I started into Dragon Age: Origins a week later and found that I’d fallen back into the usual do-goodery, which was a bit of relief. Perhaps the idea of hurting innocent humans was the difference between “Evil Ethan” in Spore and “All Around Nice Guy Ethan” in other games, which makes sense from a psychological point of view. In the end, my good guy status stands strong, but for some reason I’ve increased my consumption of animal products tenfold. I’ve also started giving everything I eat a back story and imagine a family that misses it. And yes, its makes things taste much better.

Note: Being evil in video games is pretty easy but if you decide to transition into real life evil, I will be on you like stink on a monkey.

4 Comments How You Play the Game: Spore Made Me Switch Teams

  1. jadetiger_cg

    Oooooh, switching teams meaning good to evil.
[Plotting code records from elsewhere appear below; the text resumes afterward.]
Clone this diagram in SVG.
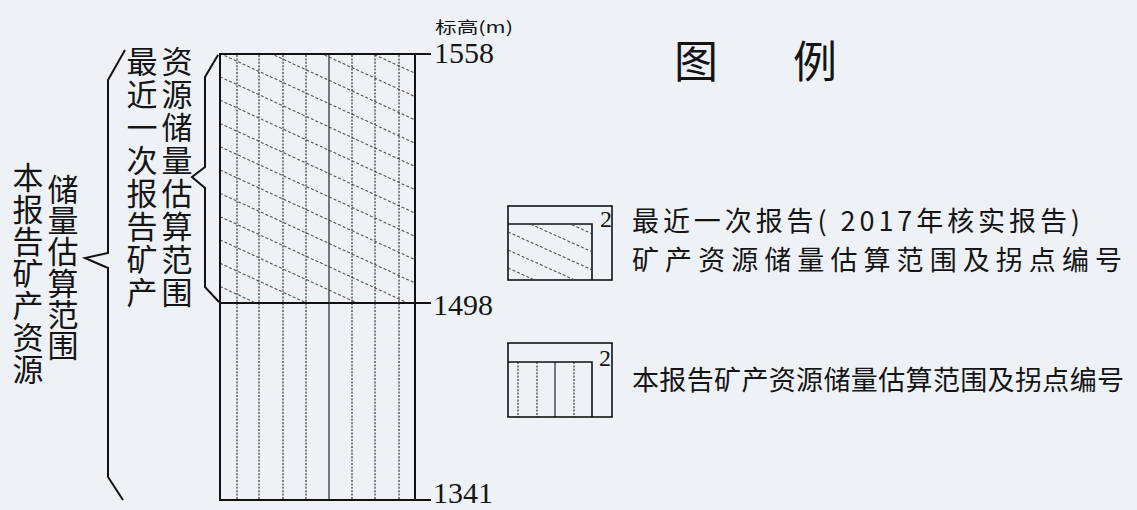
<svg xmlns="http://www.w3.org/2000/svg" width="1137" height="510" viewBox="0 0 1137 510">
<style>
.bg{fill:#eef2f7}
.frame{fill:none;stroke:#111;stroke-width:2}
.thin{fill:none;stroke:#111;stroke-width:1.6}
.vd{stroke:#333;stroke-width:1.2;stroke-dasharray:2 1.4}
.vs{stroke:#333;stroke-width:1.3}
.hd{stroke:#555;stroke-width:1.1;stroke-dasharray:3 2}
.br{fill:none;stroke:#111;stroke-width:2;stroke-linejoin:miter}
.cjk{font-family:"Noto Sans CJK SC","Noto Sans",sans-serif;fill:#151515}
.num{font-family:"Liberation Serif","Times New Roman",serif;fill:#151515}
.vt{font-size:31px;text-anchor:middle}
.lg{font-size:27px}
</style>
<defs>
<clipPath id="clipTop"><rect x="221" y="55" width="193" height="247"/></clipPath>
<clipPath id="clipLeg1"><rect x="509" y="225" width="82" height="54"/></clipPath>
</defs>
<rect class="bg" x="0" y="0" width="1137" height="510"/>

<g id="column">
<g clip-path="url(#clipTop)">
<line class="hd" x1="220" y1="-16.4" x2="415" y2="73.3"/>
<line class="hd" x1="220" y1="6.9" x2="415" y2="96.6"/>
<line class="hd" x1="220" y1="30.2" x2="415" y2="119.9"/>
<line class="hd" x1="220" y1="53.5" x2="415" y2="143.2"/>
<line class="hd" x1="220" y1="76.8" x2="415" y2="166.5"/>
<line class="hd" x1="220" y1="100.1" x2="415" y2="189.8"/>
<line class="hd" x1="220" y1="123.4" x2="415" y2="213.1"/>
<line class="hd" x1="220" y1="146.7" x2="415" y2="236.4"/>
<line class="hd" x1="220" y1="170" x2="415" y2="259.7"/>
<line class="hd" x1="220" y1="193.3" x2="415" y2="283"/>
<line class="hd" x1="220" y1="216.6" x2="415" y2="306.3"/>
<line class="hd" x1="220" y1="239.9" x2="415" y2="329.6"/>
<line class="hd" x1="220" y1="263.2" x2="415" y2="352.9"/>
<line class="hd" x1="220" y1="286.5" x2="415" y2="376.2"/>
</g>
<line class="vd" x1="237" y1="55" x2="237" y2="499"/>
<line class="vd" x1="259" y1="55" x2="259" y2="499"/>
<line class="vd" x1="283" y1="55" x2="283" y2="499"/>
<line class="vd" x1="306" y1="55" x2="306" y2="499"/>
<line class="vs" x1="329" y1="55" x2="329" y2="499"/>
<line class="vd" x1="352" y1="55" x2="352" y2="499"/>
<line class="vd" x1="375" y1="55" x2="375" y2="499"/>
<line class="vd" x1="399" y1="55" x2="399" y2="499"/>
<rect class="frame" x="220" y="54" width="195" height="446"/>
<line class="frame" x1="220" y1="303" x2="415" y2="303"/>
</g>

<g id="connectors">
<line class="frame" x1="415" y1="54" x2="431" y2="54"/>
<line class="frame" x1="415" y1="303" x2="431" y2="303"/>
<line class="frame" x1="415" y1="500" x2="431" y2="500"/>
<polyline class="br" points="218,55 205,77 205,167 192,177 205,188 205,287 219,302"/>
<polyline class="br" points="125,50 108,80 108,253 85,258 108,268 108,477 123,500"/>
</g>

<g id="axis-labels">
<text class="cjk" x="435" y="33" font-size="16" textLength="78" lengthAdjust="spacingAndGlyphs">标高(m)</text>
<text class="num" x="434" y="63" font-size="30">1558</text>
<text class="num" x="433" y="315" font-size="30">1498</text>
<text class="num" x="433" y="503" font-size="30">1341</text>
</g>

<g id="label-recent">
<text class="cjk vt">
<tspan x="142" y="73">最</tspan><tspan x="142" y="106">近</tspan><tspan x="142" y="139">一</tspan><tspan x="142" y="172">次</tspan><tspan x="142" y="205">报</tspan><tspan x="142" y="238">告</tspan><tspan x="142" y="271">矿</tspan><tspan x="142" y="304">产</tspan>
</text>
<text class="cjk vt">
<tspan x="177" y="73">资</tspan><tspan x="177" y="106">源</tspan><tspan x="177" y="139">储</tspan><tspan x="177" y="172">量</tspan><tspan x="177" y="205">估</tspan><tspan x="177" y="238">算</tspan><tspan x="177" y="271">范</tspan><tspan x="177" y="304">围</tspan>
</text>
</g>

<g id="label-this">
<text class="cjk vt">
<tspan x="28" y="189">本</tspan><tspan x="28" y="221">报</tspan><tspan x="28" y="253">告</tspan><tspan x="28" y="285">矿</tspan><tspan x="28" y="317">产</tspan><tspan x="28" y="349">资</tspan><tspan x="28" y="381">源</tspan>
</text>
<text class="cjk vt">
<tspan x="63" y="201">储</tspan><tspan x="63" y="232">量</tspan><tspan x="63" y="263">估</tspan><tspan x="63" y="295">算</tspan><tspan x="63" y="326">范</tspan><tspan x="63" y="357">围</tspan>
</text>
</g>

<g id="legend-title">
<text class="cjk" x="696" y="78" font-size="44" text-anchor="middle">图</text>
<text class="cjk" x="815" y="78" font-size="44" text-anchor="middle">例</text>
</g>

<g id="legend-recent">
<g clip-path="url(#clipLeg1)">
<line class="hd" x1="508" y1="178" x2="592" y2="215.8"/>
<line class="hd" x1="508" y1="196" x2="592" y2="233.8"/>
<line class="hd" x1="508" y1="214" x2="592" y2="251.8"/>
<line class="hd" x1="508" y1="232" x2="592" y2="269.8"/>
<line class="hd" x1="508" y1="250" x2="592" y2="287.8"/>
<line class="hd" x1="508" y1="268" x2="592" y2="305.8"/>
</g>
<rect class="thin" x="508" y="206" width="104" height="74"/>
<polyline class="thin" points="508,224 592,224 592,280"/>
<text class="num" x="600" y="227" font-size="24">2</text>
<text class="cjk lg" x="632" y="231" textLength="448" lengthAdjust="spacing">最近一次报告( 2017年核实报告)</text>
<text class="cjk lg" x="632" y="270" textLength="490" lengthAdjust="spacing">矿产资源储量估算范围及拐点编号</text>
</g>

<g id="legend-this">
<line class="vd" x1="518" y1="362" x2="518" y2="417"/>
<line class="vd" x1="537" y1="362" x2="537" y2="417"/>
<line class="vs" x1="555" y1="362" x2="555" y2="417"/>
<line class="vd" x1="574" y1="362" x2="574" y2="417"/>
<rect class="thin" x="508" y="343" width="104" height="74"/>
<polyline class="thin" points="508,362 592,362 592,417"/>
<text class="num" x="599" y="366" font-size="24">2</text>
<text class="cjk lg" x="632" y="390" textLength="492" lengthAdjust="spacing">本报告矿产资源储量估算范围及拐点编号</text>
</g>
</svg>
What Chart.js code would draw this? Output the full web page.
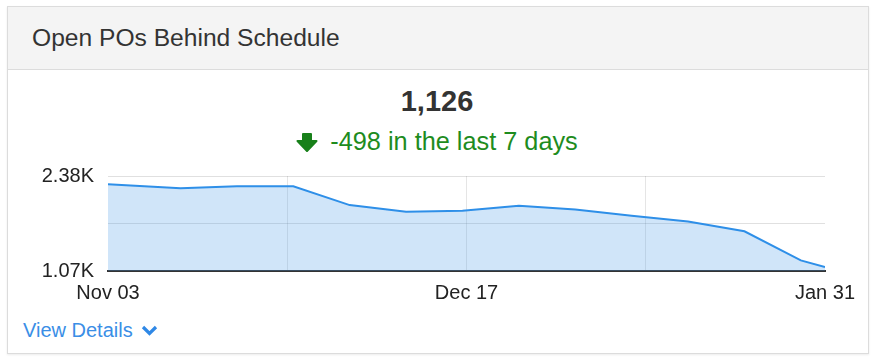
<!DOCTYPE html>
<html>
<head>
<meta charset="utf-8">
<script src="https://cdn.jsdelivr.net/npm/chart.js@4.4.0/dist/chart.umd.min.js"></script>
<style>
  body { margin: 0; width: 874px; height: 362px; background: #fff; font-family: "Liberation Sans", Arial, sans-serif; position: relative; overflow: hidden; }
  .card { position: absolute; left: 7px; top: 6px; width: 860px; height: 346px; border: 1px solid #dcdcdc; box-shadow: 0 1px 2px rgba(0,0,0,0.08); background: #fff; }
  .card-head { position: absolute; left: 0; top: 0; right: 0; height: 62px; background: #f4f4f4; border-bottom: 1px solid #dcdcdc; }
  .txt { position: absolute; white-space: nowrap; }
  #title { left: 32px; top: 25.5px; font-size: 24.6px; line-height: 24px; color: #333; }
  #total { left: 0; width: 874px; text-align: center; top: 87px; font-size: 29px; line-height: 29px; font-weight: bold; color: #333; }
  #delta { left: 0; width: 874px; text-align: center; top: 129px; font-size: 25.3px; line-height: 24px; color: #1e8c1e; }
  #delta svg { vertical-align: -2px; margin-right: 12px; }
  #details { left: 23px; top: 319.8px; font-size: 20px; line-height: 20px; color: #3a8ee6; }
  #details svg { margin-left: 8px; vertical-align: 1px; }
  #wrap { position: absolute; left: 0; top: 150px; width: 874px; height: 165px; }
</style>
</head>
<body>
<div class="card"><div class="card-head"></div></div>
<div class="txt" id="title">Open POs Behind Schedule</div>
<div class="txt" id="total">1,126</div>
<div class="txt" id="delta"><svg width="22" height="19" viewBox="0 0 22 19"><polygon points="7,1 15,1 15,8 20.5,8 11,18 1.5,8 7,8" fill="#18801a" stroke="#18801a" stroke-width="2" stroke-linejoin="round"/></svg>-498 in the last 7 days</div>
<div class="txt" id="details">View Details<svg width="17" height="11" viewBox="0 0 17 11"><polyline points="2,2 8.5,8.5 15,2" fill="none" stroke="#2f88e6" stroke-width="3.2"/></svg></div>
<div id="wrap"><canvas id="chart"></canvas></div>
<script>
// days since Nov 03
var days = [0, 9, 16, 23, 30, 37, 44, 51, 58, 65, 72, 79, 86, 89];
var openPOs = [2266, 2211, 2239, 2239, 1979, 1887, 1901, 1969, 1919, 1832, 1754, 1618, 1216, 1126];
var xTickDays = [0, 22.25, 44.5, 66.75, 89];
var xTickLabels = ["Nov 03", "", "Dec 17", "", "Jan 31"];
var yTickValues = [1070, 1725, 2380];
var yTickLabels = ["1.07K", "", "2.38K"];

var points = [];
for (var i = 0; i < days.length; i++) {
  points.push({ x: days[i], y: openPOs[i] });
}

var ctx = document.getElementById("chart");

var chart = new Chart(ctx, {
  type: "line",
  data: {
    datasets: [{
      data: points,
      borderColor: "#2e8fe8",
      borderWidth: 2,
      backgroundColor: "rgba(66,150,230,0.25)",
      fill: "start",
      tension: 0,
      pointRadius: 0
    }]
  },
  options: {
    responsive: true,
    maintainAspectRatio: false,
    animation: false,
    layout: { padding: { left: 42, right: 49, top: 25, bottom: 0 } },
    plugins: { legend: { display: false }, tooltip: { enabled: false } },
    scales: {
      x: {
        type: "linear",
        min: 0,
        max: 89,
        afterBuildTicks: function (scale) {
          scale.ticks = xTickDays.map(function (v) { return { value: v }; });
        },
        ticks: {
          autoSkip: false,
          maxRotation: 0,
          padding: 10,
          color: "#222",
          font: { family: "Liberation Sans", size: 20 },
          callback: function (v, idx) { return xTickLabels[idx]; }
        },
        grid: {
          drawTicks: false,
          color: function (c) {
            return (c.index === 0 || c.index === xTickDays.length - 1) ? "rgba(0,0,0,0)" : "rgba(0,0,0,0.1)";
          }
        },
        border: { display: true, color: "#333", width: 2 }
      },
      y: {
        min: 1070,
        max: 2380,
        afterBuildTicks: function (scale) {
          scale.ticks = yTickValues.map(function (v) { return { value: v }; });
        },
        afterFit: function (scale) { scale.width = 66; },
        ticks: {
          padding: 14,
          color: "#222",
          font: { family: "Liberation Sans", size: 20 },
          callback: function (v, idx) { return yTickLabels[idx]; }
        },
        grid: { drawTicks: false, color: "rgba(0,0,0,0.12)" },
        border: { display: false }
      }
    }
  }
});
</script>
</body>
</html>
I didn’t know what to think with the phallic horns.

  2. Wizardtrain187

    Yeah my title was Spore Made me Change Factions. A last minute headline alteration does make it appear that my sexual orientation changed after playing Spore, which I can assure you did not happen.

  3. JDevL

    I figured neither title was exactly clear, and switching teams was much funnier. I think this was a successful editorial change.

  4. gifftor

    That was friggin’ hilarious…and I’m with you. I have trouble taking the dark side route on games, although I can normally handle morally ambiguous.
    Still…Spore’s about evolution, right? You know why cows don’t run the planet? Vegetarians are stupid. There’s not enough energy in a plant-based diet to build a brain big enough for complex thought. Well, that and the fact that they taste effing delicious.